* [Written instruction]
Pictures stay out. Extract the lines below from the first one through the line with "name] (PayPalApi2) at", both included.

* [Data section]

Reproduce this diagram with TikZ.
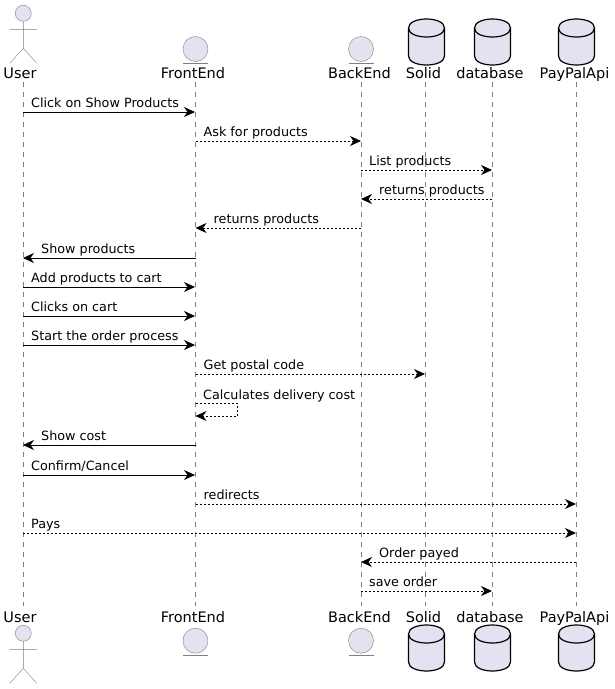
\documentclass[tikz,border=0pt]{standalone}
\usepackage{fontspec}
\setmainfont{DejaVu Sans}
\usetikzlibrary{arrows.meta}

\definecolor{partfill}{HTML}{E2E2F0}
\definecolor{partline}{HTML}{7F7F7F}

\tikzset{
  actor/.pic={
    \draw[partline,fill=partfill] (0,0) circle (8);
    \draw[partline] (0,8) -- (0,35) (-13.5,16) -- (13.5,16) (-13.5,50) -- (0,35) -- (13.5,50);
  },
  entity/.pic={
    \draw[partline,fill=partfill] (0,0) circle (12.5);
    \draw[partline] (-12.5,14) -- (12.5,14);
  },
  dbase/.pic={
    \draw[black,line width=1.2pt,fill=partfill] (-18,9) .. controls (-18,-3) and (18,-3) .. (18,9) -- (18,37)
      .. controls (18,49) and (-18,49) .. (-18,37) -- cycle;
    \draw[black,line width=1.2pt] (-18,9) .. controls (-18,21) and (18,21) .. (18,9);
  },
  part name/.style={font=\fontsize{14.5}{16}\selectfont,inner sep=0pt,anchor=base},
  msg name/.style={font=\fontsize{12.75}{15}\selectfont,inner sep=0pt,anchor=base west},
  life line/.style={partline,dash pattern=on 5pt off 5pt},
  call/.style={-{Stealth[length=11pt,width=10pt,inset=3.5pt]},black,line width=0.8pt},
  back/.style={call,dash pattern=on 2pt off 2pt}
}

% one arrow: style, from, to, y, label
\newcommand{\msgright}[5]{
  \coordinate (a#4) at (#2,#4);
  \coordinate (b#4) at (#3,#4);
  \draw[#1] (a#4) -- (b#4);
  \node[msg name] (t#4) at ([xshift=8pt,yshift=4.6pt]a#4) {#5};
}
\newcommand{\msgleft}[5]{
  \coordinate (a#4) at (#2,#4);
  \coordinate (b#4) at (#3,#4);
  \draw[#1] (a#4) -- (b#4);
  \node[msg name] (t#4) at ([xshift=18pt,yshift=4.6pt]b#4) {#5};
}

\begin{document}
\begin{tikzpicture}[x=1pt,y=-1pt]
  \useasboundingbox (0,0) rectangle (614,689);

  % top row
  \node[part name] (User) at (20,78) {User};
  \node[part name] (FrontEnd) at (193,78) {FrontEnd};
  \node[part name] (BackEnd) at (359.5,78) {BackEnd};
  \node[part name] (Solid) at (423.5,78) {Solid};
  \node[part name] (database) at (490,78) {database};
  \node[part name] (PayPalApi) at (574.5,78) {PayPalApi};

  % bottom row
  \node[part name] (User2) at (20,622) {User};
  \node[part name] (FrontEnd2) at (193,622) {FrontEnd};
  \node[part name] (BackEnd2) at (359.5,622) {BackEnd};
  \node[part name] (Solid2) at (423.5,622) {Solid};
  \node[part name] (database2) at (490,622) {database};
  \node[part name] (PayPalApi2) at (574.5,622) {PayPalApi};

  % lifelines
  \draw[life line] (23,82) -- (23,606);
  \draw[life line] (195.5,82) -- (195.5,606);
  \draw[life line] (361,82) -- (361,606);
  \draw[life line] (425,82) -- (425,606);
  \draw[life line] (492,82) -- (492,606);
  \draw[life line] (576,82) -- (576,606);

  % heads
  \pic at (23.3,13.3) {actor};
  \pic at (195.5,49) {entity};
  \pic at (361,49) {entity};
  \pic at (426.5,19) {dbase};
  \pic at (492.5,19) {dbase};
  \pic at (576.5,19) {dbase};
  \pic at (23.3,633.3) {actor};
  \pic at (195.5,640.7) {entity};
  \pic at (361,640.7) {entity};
  \pic at (426.5,625) {dbase};
  \pic at (492.5,625) {dbase};
  \pic at (576.5,625) {dbase};

  \msgright{call}{23}{195}{112}{Click on Show Products}
  \msgright{back}{195.5}{361}{141}{Ask for products}
  \msgright{back}{361}{492}{170}{List products}
  \msgleft{back}{492}{361}{199}{returns products}
  \msgleft{back}{361}{195.5}{228}{returns products}
  \msgleft{call}{195.5}{23}{258}{Show products}
  \msgright{call}{23}{195}{287}{Add products to cart}
  \msgright{call}{23}{195}{316}{Clicks on cart}
  \msgright{call}{23}{195}{345}{Start the order process}
  \msgright{back}{195.5}{425}{374}{Get postal code}

  % self call
  \node[msg name] (selfcall) at (203,399) {Calculates delivery cost};
  \coordinate (s1) at (195.5,403.5);
  \coordinate (s2) at (195.5,416);
  \draw[back] (s1) -- (237.5,403.5) -- (237.5,416) -- (s2);

  \msgleft{call}{195.5}{23}{445}{Show cost}
  \msgright{call}{23}{195}{475}{Confirm/Cancel}
  \msgright{back}{195.5}{576}{504}{redirects}
  \msgright{back}{23}{576}{533}{Pays}
  \msgleft{back}{576}{361}{562}{Order payed}
  \msgright{back}{361}{492}{591}{save order}
\end{tikzpicture}
\end{document}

* [Result]
Reproduce this diagram with TikZ.
\documentclass[tikz,border=0pt]{standalone}
\usepackage{fontspec}
\setmainfont{DejaVu Sans}
\usetikzlibrary{arrows.meta}

\definecolor{partfill}{HTML}{E2E2F0}
\definecolor{partline}{HTML}{7F7F7F}

\tikzset{
  actor/.pic={
    \draw[partline,fill=partfill] (0,0) circle (8);
    \draw[partline] (0,8) -- (0,35) (-13.5,16) -- (13.5,16) (-13.5,50) -- (0,35) -- (13.5,50);
  },
  entity/.pic={
    \draw[partline,fill=partfill] (0,0) circle (12.5);
    \draw[partline] (-12.5,14) -- (12.5,14);
  },
  dbase/.pic={
    \draw[black,line width=1.2pt,fill=partfill] (-18,9) .. controls (-18,-3) and (18,-3) .. (18,9) -- (18,37)
      .. controls (18,49) and (-18,49) .. (-18,37) -- cycle;
    \draw[black,line width=1.2pt] (-18,9) .. controls (-18,21) and (18,21) .. (18,9);
  },
  part name/.style={font=\fontsize{14.5}{16}\selectfont,inner sep=0pt,anchor=base},
  msg name/.style={font=\fontsize{12.75}{15}\selectfont,inner sep=0pt,anchor=base west},
  life line/.style={partline,dash pattern=on 5pt off 5pt},
  call/.style={-{Stealth[length=11pt,width=10pt,inset=3.5pt]},black,line width=0.8pt},
  back/.style={call,dash pattern=on 2pt off 2pt}
}

% one arrow: style, from, to, y, label
\newcommand{\msgright}[5]{
  \coordinate (a#4) at (#2,#4);
  \coordinate (b#4) at (#3,#4);
  \draw[#1] (a#4) -- (b#4);
  \node[msg name] (t#4) at ([xshift=8pt,yshift=4.6pt]a#4) {#5};
}
\newcommand{\msgleft}[5]{
  \coordinate (a#4) at (#2,#4);
  \coordinate (b#4) at (#3,#4);
  \draw[#1] (a#4) -- (b#4);
  \node[msg name] (t#4) at ([xshift=18pt,yshift=4.6pt]b#4) {#5};
}

\begin{document}
\begin{tikzpicture}[x=1pt,y=-1pt]
  \useasboundingbox (0,0) rectangle (614,689);

  % top row
  \node[part name] (User) at (20,78) {User};
  \node[part name] (FrontEnd) at (193,78) {FrontEnd};
  \node[part name] (BackEnd) at (359.5,78) {BackEnd};
  \node[part name] (Solid) at (423.5,78) {Solid};
  \node[part name] (database) at (490,78) {database};
  \node[part name] (PayPalApi) at (574.5,78) {PayPalApi};

  % bottom row
  \node[part name] (User2) at (20,622) {User};
  \node[part name] (FrontEnd2) at (193,622) {FrontEnd};
  \node[part name] (BackEnd2) at (359.5,622) {BackEnd};
  \node[part name] (Solid2) at (423.5,622) {Solid};
  \node[part name] (database2) at (490,622) {database};
  \node[part name] (PayPalApi2) at (574.5,622) {PayPalApi};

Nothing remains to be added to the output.